Je suis très heureuse de me retrouver parmi vous, pour cette rentrée politique de l'Union Nationale. Je salue chaleureusement tous les Présidents et représentants de Partis amis, qui nous font l'honneur de leur présence.

J'adresse un salut spécial aux représentants provinciaux de l'Union Nationale venus de l'intérieur du pays, aux coordonnateurs ainsi qu'à tous les militants ici présents. Grâce à eux, à leur dévouement, à leur constance, à leur détermination et à leur énergie, notre Parti poursuit son implantation.

Cette rentrée politique n'est pas un moment ordinaire. Au cours de l'année 2023 qui arrive, les Gabonaises et les Gabonais seront appelés aux urnes pour élire les conseillers municipaux, les députés et le président de la République.

%

À travers ces trois élections se jouera l'avenir de notre pays pour plusieurs décennies. Dans cette perspective, le moment est venu de tracer les contours de notre action commune. L'Union Nationale a donc choisi de sortir de son siège pour s'adresser au pays et à sa classe politique, pour partager sa vision avec tous.

En 2009 comme en 2016, le peuple gabonais a clairement rejeté dans les urnes un choix qui lui a malheureusement été imposé par la force des armes, et avec la complicité des femmes et des hommes qui étaient en charge de la conduite du processus électoral.

Depuis le mois d'octobre 2018, une imposture, que nul ne conteste plus, s'est installée à la tête de l'État. A raison, nos compatriotes peinent à savoir qui décide pour eux et pour le Gabon.

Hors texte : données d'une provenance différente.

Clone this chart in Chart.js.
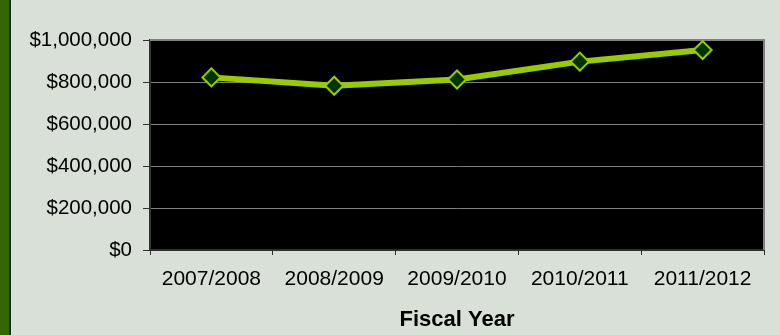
<!DOCTYPE html>
<html>
<head>
<meta charset="utf-8">
<script src="https://cdn.jsdelivr.net/npm/chart.js@4/dist/chart.umd.min.js"></script>
<style>
  html, body { margin: 0; padding: 0; background: #d8e0d8; }
  #wrap { position: relative; width: 780px; height: 335px; overflow: hidden; }
  #stripe { position: absolute; left: 0; top: 0; width: 9px; height: 335px; background: #336600; border-right: 2px solid #1e261e; }
  #c { position: absolute; left: 0; top: 0; }
</style>
</head>
<body>
<div id="wrap">
  <div id="stripe"></div>
  <canvas id="c" width="780" height="335"></canvas>
</div>
<script>
// Fiscal years on the category axis
const fiscalYears = ['2007/2008', '2008/2009', '2009/2010', '2010/2011', '2011/2012'];
// Annual amounts in dollars
const amounts = [822000, 782000, 812000, 897000, 952000];
// Value axis range
const yMin = 0;
const yMax = 1000000;
const yStep = 200000;

const FONT = "'Liberation Sans', Arial, Helvetica, sans-serif";

// Black plotting area with a grey frame on the top and right
const plotFrame = {
  id: 'plotFrame',
  beforeDraw(chart) {
    const { ctx, chartArea: a } = chart;
    ctx.save();
    ctx.fillStyle = '#000000';
    ctx.fillRect(a.left, a.top, a.right - a.left, a.bottom - a.top);
    ctx.restore();
  },
  beforeDatasetsDraw(chart) {
    const { ctx, chartArea: a } = chart;
    ctx.save();
    ctx.strokeStyle = '#808080';
    ctx.lineWidth = 2;
    ctx.beginPath();
    ctx.moveTo(a.left, a.top);
    ctx.lineTo(a.right, a.top);
    ctx.lineTo(a.right, a.bottom);
    ctx.stroke();
    ctx.restore();
  }
};

new Chart(document.getElementById('c'), {
  type: 'line',
  data: {
    labels: fiscalYears,
    datasets: [{
      data: amounts,
      borderColor: '#99cc00',
      borderWidth: 6,
      tension: 0,
      pointStyle: 'rectRot',
      pointRadius: 9,
      pointHoverRadius: 9,
      pointBackgroundColor: '#003300',
      pointBorderColor: '#99cc00',
      pointBorderWidth: 2
    }]
  },
  plugins: [plotFrame],
  options: {
    responsive: false,
    animation: false,
    devicePixelRatio: 1,
    layout: { padding: { left: 0, top: 40, right: 16, bottom: 0 } },
    plugins: {
      legend: { display: false },
      tooltip: { enabled: false },
      title: { display: false }
    },
    scales: {
      x: {
        type: 'category',
        offset: true,
        grid: {
          offset: true,
          drawOnChartArea: false,
          drawTicks: true,
          tickLength: 5,
          tickColor: '#303030',
          tickWidth: 1
        },
        border: { display: true, color: '#303030', width: 2 },
        ticks: {
          color: '#000000',
          padding: 12,
          maxRotation: 0,
          autoSkip: false,
          font: { family: FONT, size: 21 }
        },
        title: {
          display: true,
          text: 'Fiscal Year',
          color: '#000000',
          padding: { top: 0, bottom: 2 },
          font: { family: FONT, size: 22, weight: 'bold' }
        },
        afterFit(scale) { scale.height = 85; }
      },
      y: {
        min: yMin,
        max: yMax,
        grid: {
          color: '#808080',
          lineWidth: 1,
          drawTicks: true,
          tickLength: 7,
          tickColor: '#303030'
        },
        border: { display: true, color: '#303030', width: 2 },
        ticks: {
          stepSize: yStep,
          color: '#000000',
          padding: 11,
          font: { family: FONT, size: 20.5 },
          callback: (v) => '$' + Number(v).toLocaleString('en-US')
        },
        afterFit(scale) { scale.width = 150; }
      }
    }
  }
});
</script>
</body>
</html>
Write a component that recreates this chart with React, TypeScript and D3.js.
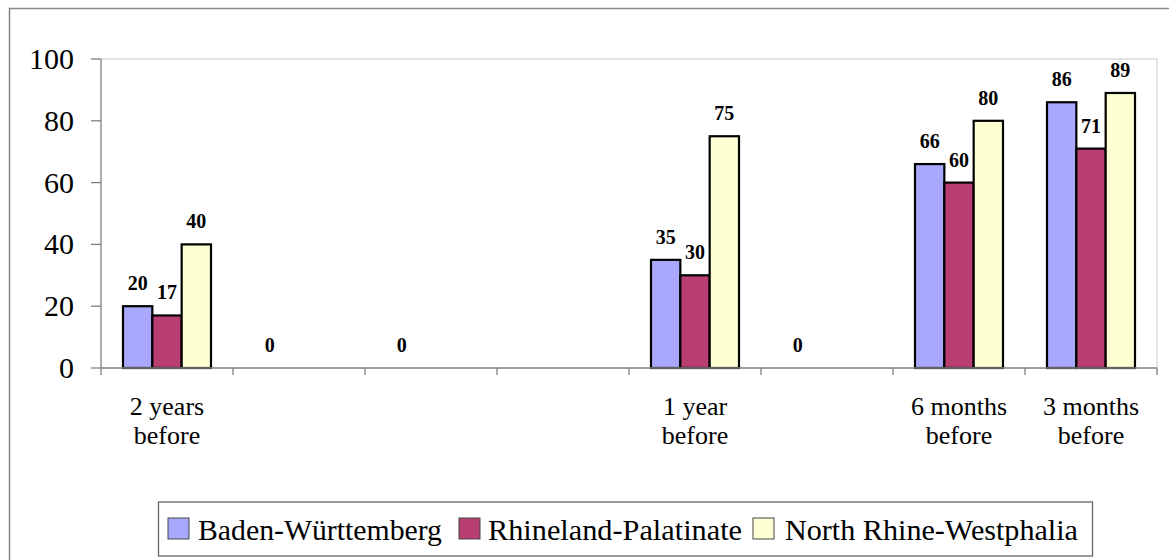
import React from "react";
import * as d3 from "d3";

const categories = ["2 years\nbefore", "", "", "", "1 year\nbefore", "", "6 months\nbefore", "3 months\nbefore"];
const seriesNames = ["Baden-Württemberg", "Rhineland-Palatinate", "North Rhine-Westphalia"];
const seriesColors = ["#A8A8FF", "#B93E72", "#FFFFD4"];
const badenWuerttemberg = [20, 0, 0, null, 35, 0, 66, 86];
const rhinelandPalatinate = [17, null, null, null, 30, null, 60, 71];
const northRhineWestphalia = [40, null, null, null, 75, null, 80, 89];
const yTicks = [0, 20, 40, 60, 80, 100];

const W = 1169;
const H = 560;
const FONT = "Times New Roman, Times, Liberation Serif, DejaVu Serif, Noto Serif, serif";

export default function App() {
  const series = [badenWuerttemberg, rhinelandPalatinate, northRhineWestphalia];
  const left = 101, right = 1157, top = 59, bottom = 368;
  const x0 = d3.scaleBand<number>().domain(d3.range(categories.length)).range([left, right]).padding(0);
  const x1 = d3.scaleBand<number>().domain(d3.range(series.length)).range([0, x0.bandwidth()]).paddingInner(0).paddingOuter(0.75);
  const y = d3.scaleLinear().domain([0, 100]).range([bottom, top]);

  const legendItems = [
    { sx: 168, tx: 198, len: 244 },
    { sx: 459, tx: 488, len: 254 },
    { sx: 753, tx: 785, len: 293 },
  ];

  return (
    <svg width={W} height={H} style={{ position: "absolute", left: 0, top: 0, background: "#fff" }}>
      <rect x={9.5} y={8.5} width={W + 20} height={H + 20} fill="#fff" stroke="#888" strokeWidth={1.5} />
      <line x1={left} x2={right} y1={top} y2={top} stroke="#c8c8c8" strokeWidth={1} />
      <line x1={right} x2={right} y1={top} y2={bottom} stroke="#c8c8c8" strokeWidth={1} />
      <line x1={left} x2={left} y1={top} y2={bottom} stroke="#808080" strokeWidth={1.3} />
      {yTicks.map((t) => (
        <g key={t}>
          <line x1={left - 10} x2={left} y1={y(t)} y2={y(t)} stroke="#808080" strokeWidth={1.3} />
          <text x={74} y={y(t) + 10} textAnchor="end" fontSize={30} fill="#000" fontFamily={FONT}>{t}</text>
        </g>
      ))}
      {categories.map((c, i) => (
        <g key={i} transform={`translate(${x0(i)},0)`}>
          {series.map((s, j) => {
            const v = s[i];
            if (v === null || v === undefined) return null;
            const bx = x1(j)!;
            return (
              <g key={j}>
                {v > 0 && (
                  <rect x={bx} y={y(v)} width={x1.bandwidth()} height={y(0) - y(v)} fill={seriesColors[j]} stroke="#000" strokeWidth={2.2} />
                )}
                <text x={bx + x1.bandwidth() / 2} y={y(v) - 16} textAnchor="middle" fontSize={20} fontWeight="bold" fill="#000" fontFamily={FONT}>{v}</text>
              </g>
            );
          })}
        </g>
      ))}
      <line x1={left} x2={right} y1={bottom} y2={bottom} stroke="#808080" strokeWidth={1.3} />
      {d3.range(categories.length + 1).map((i) => {
        const xx = i < categories.length ? x0(i)! : right;
        return <line key={i} x1={xx} x2={xx} y1={bottom} y2={bottom + 7} stroke="#808080" strokeWidth={1.3} />;
      })}
      {categories.map((c, i) => (
        <text key={i} x={x0(i)! + x0.bandwidth() / 2} y={415} textAnchor="middle" fontSize={26} fill="#000" fontFamily={FONT}>
          {c.split("\n").map((line, k) => (
            <tspan key={k} x={x0(i)! + x0.bandwidth() / 2} dy={k === 0 ? 0 : 28.5}>{line}</tspan>
          ))}
        </text>
      ))}
      <rect x={158.5} y={502} width={934} height={54} fill="#fff" stroke="#666" strokeWidth={1.3} />
      {seriesNames.map((n, j) => (
        <g key={n}>
          <rect x={legendItems[j].sx} y={518} width={21} height={21} fill={seriesColors[j]} stroke="#444" strokeWidth={1} />
          <text x={legendItems[j].tx} y={540} fontSize={30} fill="#000" fontFamily={FONT} textLength={legendItems[j].len} lengthAdjust="spacingAndGlyphs">{n}</text>
        </g>
      ))}
    </svg>
  );
}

Au regard de la crise multiforme - éthique, politique, économique, financière et sociale -, que traverse notre pays, il ne fait aucun doute qu'en 2023, le rejet de ce régime sera encore plus franc qu'en 2016. La responsabilité de la classe politique, dans son ensemble, est d'entendre le pays et de lui offrir la perspective dont il a tant besoin. Pour l'opposition gabonaise et pour tous les patriotes soucieux du devenir de notre pays, le défi est de transformer le rejet du pouvoir en place en victoire électorale puis en alternance démocratique.

Chers compatriotes,

Mesdames et messieurs

Aujourd'hui, tous les indicateurs sont au rouge. On l'a vu avec ces éboulements et inondations qui ont semé la mort et la désolation dans de nombreuses familles parce que la question de l'urbanisation de notre capitale et celle connexe du logement n'ont jamais été traitées avec le sérieux qu'elles nécessitent.

On le voit avec toutes ces routes impraticables qui transforment nos provinces, départements et villages en autant d'enclaves coupées les unes des autres. Qu'on parle de l'Estuaire, du Haut-Ogooué, du Moyen-Ogooué, de la Ngounié, de la Nyanga, de l'Ogooué-Ivindo, de l'Ogooué-Lolo, de l'Ogooué-Maritime ou du Woleu-Ntem, le constat est le même : l'échec des gouvernements successifs en matière d'infrastructures. Partout, on se retrouve face à un pays à l'abandon.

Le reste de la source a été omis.